Whether or not Franklin Roosevelt had a vision of saving Europe from anti-Christian tyranny of Right or Left, one statesman did. As a diplomat, Pacelli warned an ambivalent U.S. ambassador to Britain Joseph Kennedy in 1938 that the Nazis could not be trusted and that no compromises should be made with them. Equally firm against Stalin’s tyranny in the East, Pacelli as pope strove to prevent the outbreak of war—and filled the pages of L’Osservatore Romano and the airwaves reached by Vatican Radio with detailed reports of Nazi atrocities that rarely made their way into the American press. His condemnations of Hitler’s ideology were sterner and more explicit than even Allied propaganda broadcasts. Pius XII assisted the conspirators (many of them devout Lutherans) attempting to assassinate Adolph Hitler, even passing messages between them and an uninterested British intelligence.
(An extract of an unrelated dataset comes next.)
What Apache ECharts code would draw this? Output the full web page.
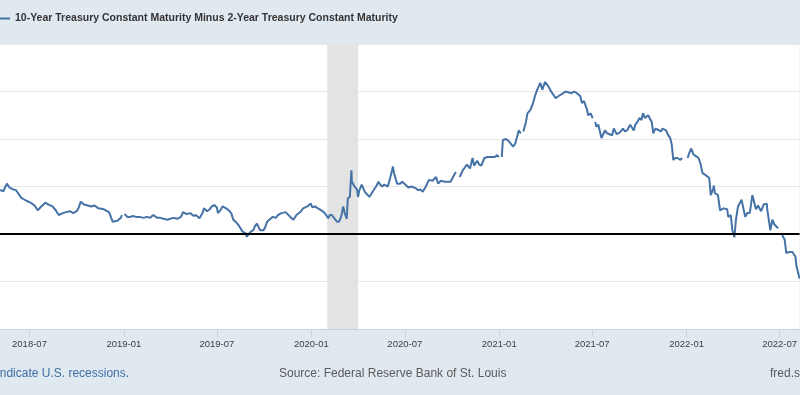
<!DOCTYPE html>
<html>
<head>
<meta charset="utf-8">
<script src="https://cdn.jsdelivr.net/npm/echarts@6/dist/echarts.min.js"></script>
<style>
html,body{margin:0;padding:0;background:#e1e9f0;}
#chart{width:800px;height:395px;}
</style>
</head>
<body>
<div id="chart"></div>
<script>
// ---- data ----
const seriesName = '10-Year Treasury Constant Maturity Minus 2-Year Treasury Constant Maturity';
const dates = [
'2018-05-01','2018-05-11','2018-05-18','2018-05-23','2018-05-30','2018-06-05','2018-06-08','2018-06-15','2018-06-25',
'2018-07-03','2018-07-11','2018-07-17','2018-07-24','2018-08-01','2018-08-07','2018-08-15','2018-08-21','2018-08-27',
'2018-09-04','2018-09-10','2018-09-18','2018-09-24','2018-10-01','2018-10-05','2018-10-09','2018-10-15','2018-10-23',
'2018-10-29','2018-11-05','2018-11-12','2018-11-15','2018-11-23','2018-11-29','2018-12-03','2018-12-10','2018-12-13',
'2018-12-19','2018-12-26','2018-12-28','2019-01-01','2019-01-02','2019-01-08','2019-01-14','2019-01-18','2019-01-25',
'2019-02-01','2019-02-08','2019-02-15','2019-02-21','2019-02-27','2019-03-07','2019-03-13','2019-03-19','2019-03-27',
'2019-04-01','2019-04-08','2019-04-15','2019-04-22','2019-04-26','2019-05-03','2019-05-10','2019-05-17','2019-05-21',
'2019-05-28','2019-06-03','2019-06-06','2019-06-12','2019-06-17','2019-06-21','2019-06-26','2019-07-01','2019-07-03',
'2019-07-09','2019-07-12','2019-07-19','2019-07-24','2019-07-29','2019-08-02','2019-08-08','2019-08-12','2019-08-16',
'2019-08-20','2019-08-26','2019-08-28','2019-09-04','2019-09-10','2019-09-13','2019-09-17','2019-09-23','2019-09-30',
'2019-10-03','2019-10-07','2019-10-11','2019-10-18','2019-10-24','2019-10-28','2019-11-04','2019-11-07','2019-11-12',
'2019-11-15','2019-11-21','2019-11-27','2019-12-03','2019-12-06','2019-12-12','2019-12-16','2019-12-20','2019-12-24',
'2019-12-27','2019-12-31','2020-01-03','2020-01-08','2020-01-14','2020-01-17','2020-01-23','2020-01-27','2020-01-31',
'2020-02-03','2020-02-06','2020-02-10','2020-02-14','2020-02-20','2020-02-24','2020-02-28','2020-03-03','2020-03-06',
'2020-03-10','2020-03-12','2020-03-16','2020-03-19','2020-03-20','2020-03-25','2020-03-30','2020-04-01','2020-04-03',
'2020-04-08','2020-04-14','2020-04-17','2020-04-23','2020-04-30','2020-05-06','2020-05-11','2020-05-14','2020-05-18',
'2020-05-22','2020-05-29','2020-06-03','2020-06-08','2020-06-10','2020-06-16','2020-06-22','2020-06-26','2020-07-02',
'2020-07-08','2020-07-14','2020-07-17','2020-07-23','2020-07-27','2020-07-31','2020-08-05','2020-08-11','2020-08-17',
'2020-08-20','2020-08-24','2020-08-31','2020-09-04','2020-09-09','2020-09-11','2020-09-17','2020-09-23','2020-09-28',
'2020-10-01','2020-10-07','2020-10-09','2020-10-12','2020-10-16','2020-10-22','2020-10-26','2020-10-30','2020-11-05',
'2020-11-10','2020-11-13','2020-11-19','2020-11-23','2020-11-27','2020-12-03','2020-12-09','2020-12-14','2020-12-17',
'2020-12-23','2020-12-28','2020-12-31','2021-01-01','2021-01-06','2021-01-08','2021-01-14','2021-01-19','2021-01-22',
'2021-01-28','2021-02-01','2021-02-08','2021-02-12','2021-02-15','2021-02-17','2021-02-22','2021-02-25','2021-03-03',
'2021-03-08','2021-03-12','2021-03-16','2021-03-22','2021-03-26','2021-03-31','2021-04-06','2021-04-12','2021-04-15',
'2021-04-21','2021-04-26','2021-04-29','2021-05-05','2021-05-10','2021-05-13','2021-05-17','2021-05-21','2021-05-27',
'2021-06-02','2021-06-08','2021-06-11','2021-06-15','2021-06-21','2021-06-23','2021-06-28','2021-07-02','2021-07-05',
'2021-07-07','2021-07-09','2021-07-13','2021-07-19','2021-07-26','2021-07-30','2021-08-04','2021-08-09','2021-08-12',
'2021-08-18','2021-08-24','2021-08-30','2021-09-03','2021-09-07','2021-09-13','2021-09-20','2021-09-23','2021-09-27',
'2021-10-01','2021-10-05','2021-10-08','2021-10-12','2021-10-18','2021-10-25','2021-10-28','2021-11-01','2021-11-05',
'2021-11-12','2021-11-15','2021-11-22','2021-11-26','2021-11-30','2021-12-03','2021-12-06','2021-12-10','2021-12-14',
'2021-12-20','2021-12-23','2021-12-27','2022-01-03','2022-01-06','2022-01-10','2022-01-14','2022-01-19','2022-01-24',
'2022-01-28','2022-02-01','2022-02-07','2022-02-14','2022-02-17','2022-02-22','2022-02-23','2022-02-25','2022-03-03',
'2022-03-07','2022-03-14','2022-03-17','2022-03-21','2022-03-23','2022-03-28','2022-03-31','2022-04-04','2022-04-07',
'2022-04-11','2022-04-18','2022-04-21','2022-04-25','2022-04-29','2022-05-04','2022-05-09','2022-05-10','2022-05-16',
'2022-05-20','2022-05-26','2022-05-31','2022-06-06','2022-06-07','2022-06-13','2022-06-17','2022-06-21','2022-06-24',
'2022-06-28','2022-07-04','2022-07-06','2022-07-11','2022-07-14','2022-07-20','2022-07-26','2022-08-01','2022-08-03',
'2022-08-09'
];
const values = [
0.47,0.45,0.53,0.49,0.47,0.46,0.45,0.38,0.35,
0.33,0.30,0.25,0.29,0.33,0.31,0.29,0.25,0.20,
0.22,0.23,0.24,0.22,0.24,0.28,0.34,0.31,0.30,
0.29,0.30,0.27,0.25,0.26,0.24,0.23,0.13,0.14,
0.14,0.17,0.20,null,0.21,0.18,0.18,0.19,0.18,
0.18,0.17,0.18,0.17,0.20,0.17,0.17,0.16,0.15,
0.16,0.17,0.16,0.18,0.23,0.21,0.22,0.19,0.20,
0.165,0.22,0.27,0.24,0.26,0.29,0.305,0.28,0.22,
0.26,0.29,0.27,0.25,0.22,0.15,0.12,0.095,0.06,
0.025,0.01,-0.03,0.02,0.04,0.08,0.11,0.04,0.04,
0.07,0.13,0.15,0.18,0.17,0.20,0.22,0.235,0.23,
0.25,0.18,0.15,0.20,0.22,0.24,0.27,0.28,0.29,
0.30,0.32,0.28,0.29,0.27,0.25,0.24,0.22,0.19,
0.165,0.20,0.20,0.17,0.13,0.13,0.18,0.29,0.22,
0.16,0.375,0.39,0.67,0.55,0.50,0.47,0.39,0.45,
0.52,0.445,0.43,0.39,0.45,0.50,0.55,0.52,0.50,
0.52,0.50,0.60,0.71,0.64,0.53,0.53,0.55,0.52,
0.49,0.50,0.49,0.48,0.46,0.47,0.445,0.50,0.57,
0.55,0.56,0.60,0.53,0.56,0.57,0.55,0.55,0.55,
0.57,0.64,0.65,null,0.60,0.67,0.70,0.73,0.69,
0.80,0.72,0.77,0.73,0.72,0.80,0.81,0.81,0.83,
0.81,0.83,0.81,null,0.81,0.99,1.00,0.98,0.97,
0.92,0.95,1.09,1.06,null,1.08,1.18,1.27,1.31,
1.38,1.46,1.52,1.59,1.52,1.60,1.56,1.50,1.48,
1.43,1.45,1.45,1.48,1.50,1.52,1.49,1.48,1.50,
1.48,1.45,1.38,1.40,1.31,1.25,1.27,1.22,null,
1.18,1.13,1.15,1.01,1.09,1.06,1.05,1.04,1.11,
1.05,1.07,1.11,1.08,1.09,1.15,1.09,1.15,1.18,
1.22,1.20,1.27,1.22,1.25,1.18,1.06,1.11,1.10,
1.08,1.11,1.09,1.04,1.01,0.94,0.78,0.80,0.80,
0.78,0.80,null,0.80,0.85,0.90,0.84,0.82,0.80,
0.74,0.64,0.62,0.59,0.41,0.48,0.51,0.43,0.41,
0.25,0.27,0.28,0.26,0.18,0.20,0.04,-0.035,0.15,
0.29,0.36,0.37,0.18,0.22,0.22,0.41,0.43,0.26,
0.30,0.24,0.31,0.32,0.26,0.04,0.15,0.10,0.12,
0.06,null,-0.01,-0.06,-0.20,-0.19,-0.19,-0.24,-0.34,
-0.47
];
const xTickLabels = ['2018-07','2019-01','2019-07','2020-01','2020-07','2021-01','2021-07','2022-01','2022-07'];
const recession = ['2020-02-01','2020-04-01'];
const xRange = ['2018-05-04 14:00','2022-08-09 00:00'];
const yMin = -1, yMax = 2, yStep = 0.5;

// ---- chart ----
const P = s => echarts.time.parse(s).getTime();
const seriesData = dates.map((d, i) => [P(d), values[i]]);
const tickValues = xTickLabels.map(s => P(s + '-01'));
const pad2 = n => (n < 10 ? '0' : '') + n;
const font = '"Liberation Sans", Arial, Helvetica, sans-serif';

const chart = echarts.init(document.getElementById('chart'), null, {renderer: 'canvas'});
chart.setOption({
  animation: false,
  backgroundColor: '#e1e9f0',
  legend: {
    left: -20, top: 8,
    icon: 'rect',
    itemWidth: 25, itemHeight: 2, itemGap: 10,
    textStyle: {fontFamily: font, fontSize: 10.5, fontWeight: 'bold', color: '#333'},
    data: [seriesName]
  },
  grid: {
    left: 0, right: 0, top: 44, bottom: 66,
    show: true, backgroundColor: '#ffffff', borderWidth: 0
  },
  xAxis: {
    type: 'value',
    min: P(xRange[0]), max: P(xRange[1]),
    axisLine: {show: true, onZero: false, lineStyle: {color: '#c6d3df', width: 1}},
    axisTick: {show: true, length: 8, lineStyle: {color: '#c6d3df'}, customValues: tickValues},
    splitLine: {show: false},
    axisLabel: {
      customValues: tickValues,
      margin: 10,
      fontFamily: font, fontSize: 9.5, color: '#3d3d3d',
      formatter: v => { const d = new Date(v); return d.getFullYear() + '-' + pad2(d.getMonth() + 1); }
    }
  },
  yAxis: {
    type: 'value', min: yMin, max: yMax, interval: yStep,
    axisLine: {show: false}, axisTick: {show: false},
    axisLabel: {show: false},
    splitLine: {show: true, lineStyle: {color: '#e6e6e6', width: 1}}
  },
  series: [{
    name: seriesName,
    type: 'line',
    data: seriesData,
    symbol: 'none',
    connectNulls: false,
    lineStyle: {color: '#4572a7', width: 2},
    itemStyle: {color: '#4572a7'},
    markArea: {
      silent: true,
      itemStyle: {color: '#e3e3e3'},
      data: [[{xAxis: P(recession[0])}, {xAxis: P(recession[1])}]]
    },
    markLine: {
      silent: true, symbol: 'none',
      label: {show: false},
      lineStyle: {color: '#000000', width: 2, type: 'solid'},
      data: [{yAxis: 0}]
    }
  }],
  graphic: [
    {type: 'text', left: -81, top: 368, style: {text: 'Shaded areas indicate U.S. recessions.', font: '12px ' + font, fill: '#3f6ea6'}},
    {type: 'text', left: 279, top: 368, style: {text: 'Source: Federal Reserve Bank of St. Louis', font: '12px ' + font, fill: '#5a5a5a'}},
    {type: 'text', left: 770, top: 368, style: {text: 'fred.stlouisfed.org', font: '12px ' + font, fill: '#5a5a5a'}}
  ]
});
</script>
</body>
</html>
Even as the U.S. was returning Jewish refugees to die in Vichy France, Pius conspired with monasteries and convents to hide such unfortunates in their cloisters—saving, according to Rabbi David Dalin, between 600,000 and 800,000 Jews. The Vatican wine cellars were filled not with vintage bottles of Velletri but with Italian socialists and Communists, and thousands of Jews—whom Pius insisted be fed with Kosher food. In response, Hitler tried to organize a kidnapping of Pius XII, whom he planned to hang in Rome; it was foiled only by the actions of a crypto-Catholic member of the SS.

Of course, as the war wound down, Stalin’s propaganda machine did its best to spread the outrageous lie that Pius XII had been Hitler’s pope. This lie was popularized by an East German Communist named Rolf Hockhuth—who fittingly enough, was David Irving’s host on a recent visit to Germany. Kindred spirits…

So I’d like to insist that at least one Western leader knew exactly what was at stake in U.S. intervention in World War II. He exerted his influence on U.S. elections, and help make such an intervention possible.  And that’s just one more reason to canonize the man.